Correcting the estimation for better UX

Using the plain CDF as the input for our graphical progress indicator is a good start, but it visually shows two obvious problems:

In the beginning, the indicator hangs at 0% because the CDF is practically 0.0 for x< 150
When the key pair generation finishes before x > 400, the indicator visually “jumps” to 100%

To correct the first problem, we need to depart from the fully data-driven estimation and adapt the estimation function to our needs rather than using the empirically obtained CDF directly. I will spare you the details, but we gradually blended the CDF with a function that initially rises faster than the actual CDF to generate an estimation function that is shaped more “realistically”. For technical details, please refer to the provided code snippets.
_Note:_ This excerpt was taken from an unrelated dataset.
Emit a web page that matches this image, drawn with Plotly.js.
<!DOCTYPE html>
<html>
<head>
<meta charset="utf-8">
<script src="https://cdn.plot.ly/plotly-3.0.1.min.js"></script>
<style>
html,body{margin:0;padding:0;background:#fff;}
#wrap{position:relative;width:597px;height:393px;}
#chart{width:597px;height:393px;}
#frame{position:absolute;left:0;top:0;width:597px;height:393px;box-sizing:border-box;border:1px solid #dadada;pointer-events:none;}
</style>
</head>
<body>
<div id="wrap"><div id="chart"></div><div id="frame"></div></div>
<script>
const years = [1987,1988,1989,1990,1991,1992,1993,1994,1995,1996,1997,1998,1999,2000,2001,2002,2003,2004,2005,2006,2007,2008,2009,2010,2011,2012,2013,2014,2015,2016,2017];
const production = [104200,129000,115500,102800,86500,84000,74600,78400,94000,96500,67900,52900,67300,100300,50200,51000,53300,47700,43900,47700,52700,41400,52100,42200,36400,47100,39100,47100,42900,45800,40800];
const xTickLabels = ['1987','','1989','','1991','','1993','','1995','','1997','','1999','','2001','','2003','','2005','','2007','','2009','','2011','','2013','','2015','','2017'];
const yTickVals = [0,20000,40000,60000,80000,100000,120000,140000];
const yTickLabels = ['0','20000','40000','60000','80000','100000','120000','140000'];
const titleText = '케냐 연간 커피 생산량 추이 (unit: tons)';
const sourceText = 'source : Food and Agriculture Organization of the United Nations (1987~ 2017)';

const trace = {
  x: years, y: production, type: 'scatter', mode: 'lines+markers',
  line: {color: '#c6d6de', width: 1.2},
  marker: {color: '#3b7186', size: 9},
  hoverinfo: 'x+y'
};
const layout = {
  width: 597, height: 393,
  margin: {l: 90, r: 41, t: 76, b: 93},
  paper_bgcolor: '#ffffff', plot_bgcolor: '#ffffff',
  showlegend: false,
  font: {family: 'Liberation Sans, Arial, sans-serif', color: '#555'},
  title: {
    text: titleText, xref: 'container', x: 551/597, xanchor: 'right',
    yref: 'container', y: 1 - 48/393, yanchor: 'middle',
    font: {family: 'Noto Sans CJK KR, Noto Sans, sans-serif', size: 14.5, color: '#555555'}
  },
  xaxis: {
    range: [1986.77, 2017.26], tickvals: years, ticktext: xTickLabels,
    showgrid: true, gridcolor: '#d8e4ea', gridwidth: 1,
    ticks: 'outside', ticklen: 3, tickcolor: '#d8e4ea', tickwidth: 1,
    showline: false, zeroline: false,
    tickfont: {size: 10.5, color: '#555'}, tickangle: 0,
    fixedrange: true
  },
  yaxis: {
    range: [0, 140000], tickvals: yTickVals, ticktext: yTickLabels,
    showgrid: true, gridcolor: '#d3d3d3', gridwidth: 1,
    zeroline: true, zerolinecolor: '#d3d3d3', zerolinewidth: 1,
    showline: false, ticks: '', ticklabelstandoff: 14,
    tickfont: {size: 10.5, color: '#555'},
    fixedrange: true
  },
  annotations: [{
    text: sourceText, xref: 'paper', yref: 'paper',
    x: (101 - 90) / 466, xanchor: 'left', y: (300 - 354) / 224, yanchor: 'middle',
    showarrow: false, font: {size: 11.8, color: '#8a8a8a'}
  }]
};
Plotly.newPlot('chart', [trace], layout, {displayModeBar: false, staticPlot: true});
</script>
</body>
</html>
The progress indicator at the beginning of this post is based on this corrected estimation function:

The corrected CDF (dark blue) provides a better visual progress indication for X < 200 despite departing from the empirical data

To address the second issue, we considered extrapolating the progress indicator from the position where suitable primes for p and q were found up to 100%. That would somewhat smoothen out the motion of the indicator by artificially deferring the result of the key pair generation for a split second. In practice, however, we found that the jumping indicator at the end of the estimation does not harm the UX enough to warrant such an extrapolation.

Conclusion

Obviously, there is still no way of knowing precisely how long our users’ RSA key pair generation might take because of the inherent randomness involved. Nevertheless, compared to the ordinary spinner animation we had before, our users now have a more tangible notion of how long they will have to wait. This makes for a significantly better UX than a boring spinner with the label “this process may take a few minutes”.